**WHAT TO PRODUCE**
Output the material exactly, but drop every image it holds.

**** RECORDED DATA

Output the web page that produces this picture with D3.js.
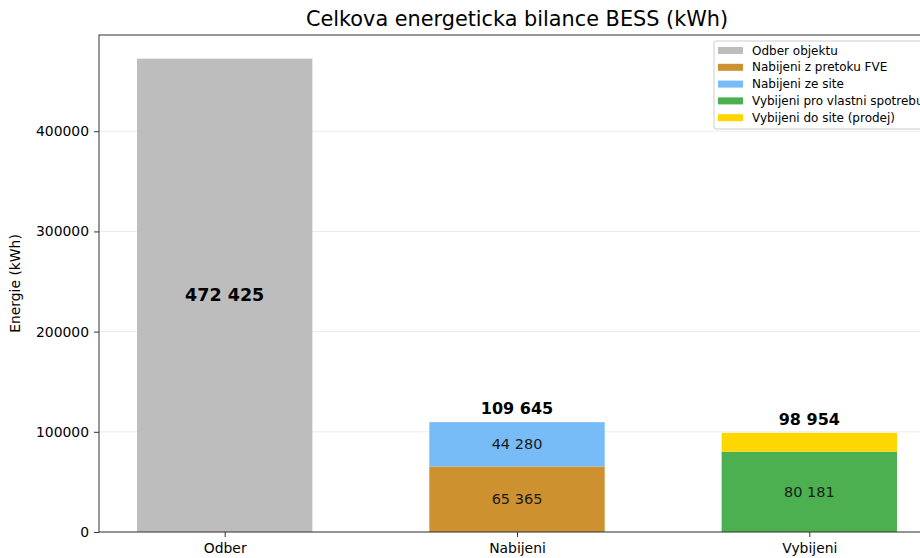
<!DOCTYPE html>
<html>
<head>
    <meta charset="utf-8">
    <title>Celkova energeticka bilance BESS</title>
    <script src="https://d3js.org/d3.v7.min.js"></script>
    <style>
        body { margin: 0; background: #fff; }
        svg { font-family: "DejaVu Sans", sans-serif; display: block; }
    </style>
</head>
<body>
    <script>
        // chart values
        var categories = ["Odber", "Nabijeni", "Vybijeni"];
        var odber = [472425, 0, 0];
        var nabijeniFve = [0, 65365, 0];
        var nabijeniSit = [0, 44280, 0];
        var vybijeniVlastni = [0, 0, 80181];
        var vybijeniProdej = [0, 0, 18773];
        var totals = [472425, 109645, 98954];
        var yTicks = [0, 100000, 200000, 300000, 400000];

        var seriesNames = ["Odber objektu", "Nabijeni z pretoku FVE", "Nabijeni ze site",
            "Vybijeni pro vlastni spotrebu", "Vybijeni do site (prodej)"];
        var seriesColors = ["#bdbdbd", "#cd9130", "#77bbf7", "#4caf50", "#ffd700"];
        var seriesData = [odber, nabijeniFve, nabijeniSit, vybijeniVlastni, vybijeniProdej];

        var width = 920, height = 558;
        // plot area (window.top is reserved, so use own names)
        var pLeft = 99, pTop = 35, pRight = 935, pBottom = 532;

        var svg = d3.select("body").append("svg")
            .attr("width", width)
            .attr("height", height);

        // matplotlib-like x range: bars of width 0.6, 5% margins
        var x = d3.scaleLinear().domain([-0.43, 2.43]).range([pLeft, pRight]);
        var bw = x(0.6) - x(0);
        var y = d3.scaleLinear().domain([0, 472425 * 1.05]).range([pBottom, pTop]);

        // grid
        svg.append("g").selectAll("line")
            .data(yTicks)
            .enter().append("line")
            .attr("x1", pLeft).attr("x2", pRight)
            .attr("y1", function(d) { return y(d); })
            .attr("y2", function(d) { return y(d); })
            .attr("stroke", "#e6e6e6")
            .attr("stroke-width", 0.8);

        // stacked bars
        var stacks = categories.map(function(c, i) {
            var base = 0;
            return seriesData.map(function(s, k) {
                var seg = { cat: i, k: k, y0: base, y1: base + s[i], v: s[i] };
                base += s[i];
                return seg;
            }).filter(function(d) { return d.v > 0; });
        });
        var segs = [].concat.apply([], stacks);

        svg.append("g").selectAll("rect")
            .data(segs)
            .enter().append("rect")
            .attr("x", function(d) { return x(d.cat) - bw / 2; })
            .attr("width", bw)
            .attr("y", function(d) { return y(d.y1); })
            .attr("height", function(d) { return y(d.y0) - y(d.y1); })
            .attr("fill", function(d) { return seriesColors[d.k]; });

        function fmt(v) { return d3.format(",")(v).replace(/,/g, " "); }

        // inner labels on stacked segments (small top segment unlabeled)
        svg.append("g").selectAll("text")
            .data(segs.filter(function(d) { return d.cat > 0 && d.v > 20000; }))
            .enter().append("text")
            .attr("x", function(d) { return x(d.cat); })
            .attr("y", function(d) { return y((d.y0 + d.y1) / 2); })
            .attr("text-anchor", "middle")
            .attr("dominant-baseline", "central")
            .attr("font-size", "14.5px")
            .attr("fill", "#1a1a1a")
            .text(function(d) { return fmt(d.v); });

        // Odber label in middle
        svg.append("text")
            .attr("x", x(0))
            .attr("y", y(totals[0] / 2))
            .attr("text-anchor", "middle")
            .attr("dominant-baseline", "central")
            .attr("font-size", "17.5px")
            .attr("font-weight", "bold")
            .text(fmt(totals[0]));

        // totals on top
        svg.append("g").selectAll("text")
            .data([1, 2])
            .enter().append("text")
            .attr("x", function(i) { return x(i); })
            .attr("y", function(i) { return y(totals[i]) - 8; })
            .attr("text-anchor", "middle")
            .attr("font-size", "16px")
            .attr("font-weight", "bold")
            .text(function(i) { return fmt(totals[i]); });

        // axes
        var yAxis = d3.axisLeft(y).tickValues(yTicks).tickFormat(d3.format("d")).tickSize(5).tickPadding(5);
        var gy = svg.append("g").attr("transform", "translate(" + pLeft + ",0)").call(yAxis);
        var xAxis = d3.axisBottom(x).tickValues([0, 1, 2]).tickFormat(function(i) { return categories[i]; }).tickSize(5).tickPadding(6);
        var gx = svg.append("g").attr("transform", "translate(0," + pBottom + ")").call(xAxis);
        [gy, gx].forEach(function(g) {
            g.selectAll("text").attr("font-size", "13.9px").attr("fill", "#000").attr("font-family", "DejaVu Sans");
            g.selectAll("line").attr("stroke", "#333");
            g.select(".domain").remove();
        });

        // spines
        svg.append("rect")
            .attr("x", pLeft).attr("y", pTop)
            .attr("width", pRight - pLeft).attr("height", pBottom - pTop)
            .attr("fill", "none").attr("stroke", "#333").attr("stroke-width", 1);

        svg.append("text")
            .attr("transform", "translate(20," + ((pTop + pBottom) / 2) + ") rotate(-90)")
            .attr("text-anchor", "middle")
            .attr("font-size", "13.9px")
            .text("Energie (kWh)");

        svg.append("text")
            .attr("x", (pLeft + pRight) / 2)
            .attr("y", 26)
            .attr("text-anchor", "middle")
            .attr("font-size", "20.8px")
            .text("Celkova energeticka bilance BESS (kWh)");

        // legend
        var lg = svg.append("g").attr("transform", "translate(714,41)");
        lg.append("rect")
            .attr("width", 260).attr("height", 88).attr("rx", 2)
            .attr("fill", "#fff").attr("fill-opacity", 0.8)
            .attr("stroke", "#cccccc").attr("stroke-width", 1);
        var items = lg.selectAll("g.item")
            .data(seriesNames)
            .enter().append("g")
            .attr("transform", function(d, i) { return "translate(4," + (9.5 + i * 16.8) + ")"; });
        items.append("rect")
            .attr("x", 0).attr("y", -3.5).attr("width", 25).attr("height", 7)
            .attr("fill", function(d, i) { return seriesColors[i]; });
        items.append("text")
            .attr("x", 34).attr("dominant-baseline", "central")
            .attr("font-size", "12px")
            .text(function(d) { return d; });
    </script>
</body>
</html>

********

**THE ANSWER**
Output the web page that produces this picture with D3.js.
<!DOCTYPE html>
<html>
<head>
    <meta charset="utf-8">
    <title>Celkova energeticka bilance BESS</title>
    <script src="https://d3js.org/d3.v7.min.js"></script>
    <style>
        body { margin: 0; background: #fff; }
        svg { font-family: "DejaVu Sans", sans-serif; display: block; }
    </style>
</head>
<body>
    <script>
        // chart values
        var categories = ["Odber", "Nabijeni", "Vybijeni"];
        var odber = [472425, 0, 0];
        var nabijeniFve = [0, 65365, 0];
        var nabijeniSit = [0, 44280, 0];
        var vybijeniVlastni = [0, 0, 80181];
        var vybijeniProdej = [0, 0, 18773];
        var totals = [472425, 109645, 98954];
        var yTicks = [0, 100000, 200000, 300000, 400000];

        var seriesNames = ["Odber objektu", "Nabijeni z pretoku FVE", "Nabijeni ze site",
            "Vybijeni pro vlastni spotrebu", "Vybijeni do site (prodej)"];
        var seriesColors = ["#bdbdbd", "#cd9130", "#77bbf7", "#4caf50", "#ffd700"];
        var seriesData = [odber, nabijeniFve, nabijeniSit, vybijeniVlastni, vybijeniProdej];

        var width = 920, height = 558;
        // plot area (window.top is reserved, so use own names)
        var pLeft = 99, pTop = 35, pRight = 935, pBottom = 532;

        var svg = d3.select("body").append("svg")
            .attr("width", width)
            .attr("height", height);

        // matplotlib-like x range: bars of width 0.6, 5% margins
        var x = d3.scaleLinear().domain([-0.43, 2.43]).range([pLeft, pRight]);
        var bw = x(0.6) - x(0);
        var y = d3.scaleLinear().domain([0, 472425 * 1.05]).range([pBottom, pTop]);

        // grid
        svg.append("g").selectAll("line")
            .data(yTicks)
            .enter().append("line")
            .attr("x1", pLeft).attr("x2", pRight)
            .attr("y1", function(d) { return y(d); })
            .attr("y2", function(d) { return y(d); })
            .attr("stroke", "#e6e6e6")
            .attr("stroke-width", 0.8);

        // stacked bars
        var stacks = categories.map(function(c, i) {
            var base = 0;
            return seriesData.map(function(s, k) {
                var seg = { cat: i, k: k, y0: base, y1: base + s[i], v: s[i] };
                base += s[i];
                return seg;
            }).filter(function(d) { return d.v > 0; });
        });
        var segs = [].concat.apply([], stacks);

        svg.append("g").selectAll("rect")
            .data(segs)
            .enter().append("rect")
            .attr("x", function(d) { return x(d.cat) - bw / 2; })
            .attr("width", bw)
            .attr("y", function(d) { return y(d.y1); })
            .attr("height", function(d) { return y(d.y0) - y(d.y1); })
            .attr("fill", function(d) { return seriesColors[d.k]; });

        function fmt(v) { return d3.format(",")(v).replace(/,/g, " "); }

        // inner labels on stacked segments (small top segment unlabeled)
        svg.append("g").selectAll("text")
            .data(segs.filter(function(d) { return d.cat > 0 && d.v > 20000; }))
            .enter().append("text")
            .attr("x", function(d) { return x(d.cat); })
            .attr("y", function(d) { return y((d.y0 + d.y1) / 2); })
            .attr("text-anchor", "middle")
            .attr("dominant-baseline", "central")
            .attr("font-size", "14.5px")
            .attr("fill", "#1a1a1a")
            .text(function(d) { return fmt(d.v); });

        // Odber label in middle
        svg.append("text")
            .attr("x", x(0))
            .attr("y", y(totals[0] / 2))
            .attr("text-anchor", "middle")
            .attr("dominant-baseline", "central")
            .attr("font-size", "17.5px")
            .attr("font-weight", "bold")
            .text(fmt(totals[0]));

        // totals on top
        svg.append("g").selectAll("text")
            .data([1, 2])
            .enter().append("text")
            .attr("x", function(i) { return x(i); })
            .attr("y", function(i) { return y(totals[i]) - 8; })
            .attr("text-anchor", "middle")
            .attr("font-size", "16px")
            .attr("font-weight", "bold")
            .text(function(i) { return fmt(totals[i]); });

        // axes
        var yAxis = d3.axisLeft(y).tickValues(yTicks).tickFormat(d3.format("d")).tickSize(5).tickPadding(5);
        var gy = svg.append("g").attr("transform", "translate(" + pLeft + ",0)").call(yAxis);
        var xAxis = d3.axisBottom(x).tickValues([0, 1, 2]).tickFormat(function(i) { return categories[i]; }).tickSize(5).tickPadding(6);
        var gx = svg.append("g").attr("transform", "translate(0," + pBottom + ")").call(xAxis);
        [gy, gx].forEach(function(g) {
            g.selectAll("text").attr("font-size", "13.9px").attr("fill", "#000").attr("font-family", "DejaVu Sans");
            g.selectAll("line").attr("stroke", "#333");
            g.select(".domain").remove();
        });

        // spines
        svg.append("rect")
            .attr("x", pLeft).attr("y", pTop)
            .attr("width", pRight - pLeft).attr("height", pBottom - pTop)
            .attr("fill", "none").attr("stroke", "#333").attr("stroke-width", 1);

        svg.append("text")
            .attr("transform", "translate(20," + ((pTop + pBottom) / 2) + ") rotate(-90)")
            .attr("text-anchor", "middle")
            .attr("font-size", "13.9px")
            .text("Energie (kWh)");

        svg.append("text")
            .attr("x", (pLeft + pRight) / 2)
            .attr("y", 26)
            .attr("text-anchor", "middle")
            .attr("font-size", "20.8px")
            .text("Celkova energeticka bilance BESS (kWh)");

        // legend
        var lg = svg.append("g").attr("transform", "translate(714,41)");
        lg.append("rect")
            .attr("width", 260).attr("height", 88).attr("rx", 2)
            .attr("fill", "#fff").attr("fill-opacity", 0.8)
            .attr("stroke", "#cccccc").attr("stroke-width", 1);
        var items = lg.selectAll("g.item")
            .data(seriesNames)
            .enter().append("g")
            .attr("transform", function(d, i) { return "translate(4," + (9.5 + i * 16.8) + ")"; });
        items.append("rect")
            .attr("x", 0).attr("y", -3.5).attr("width", 25).attr("height", 7)
            .attr("fill", function(d, i) { return seriesColors[i]; });
        items.append("text")
            .attr("x", 34).attr("dominant-baseline", "central")
            .attr("font-size", "12px")
            .text(function(d) { return d; });
    </script>
</body>
</html>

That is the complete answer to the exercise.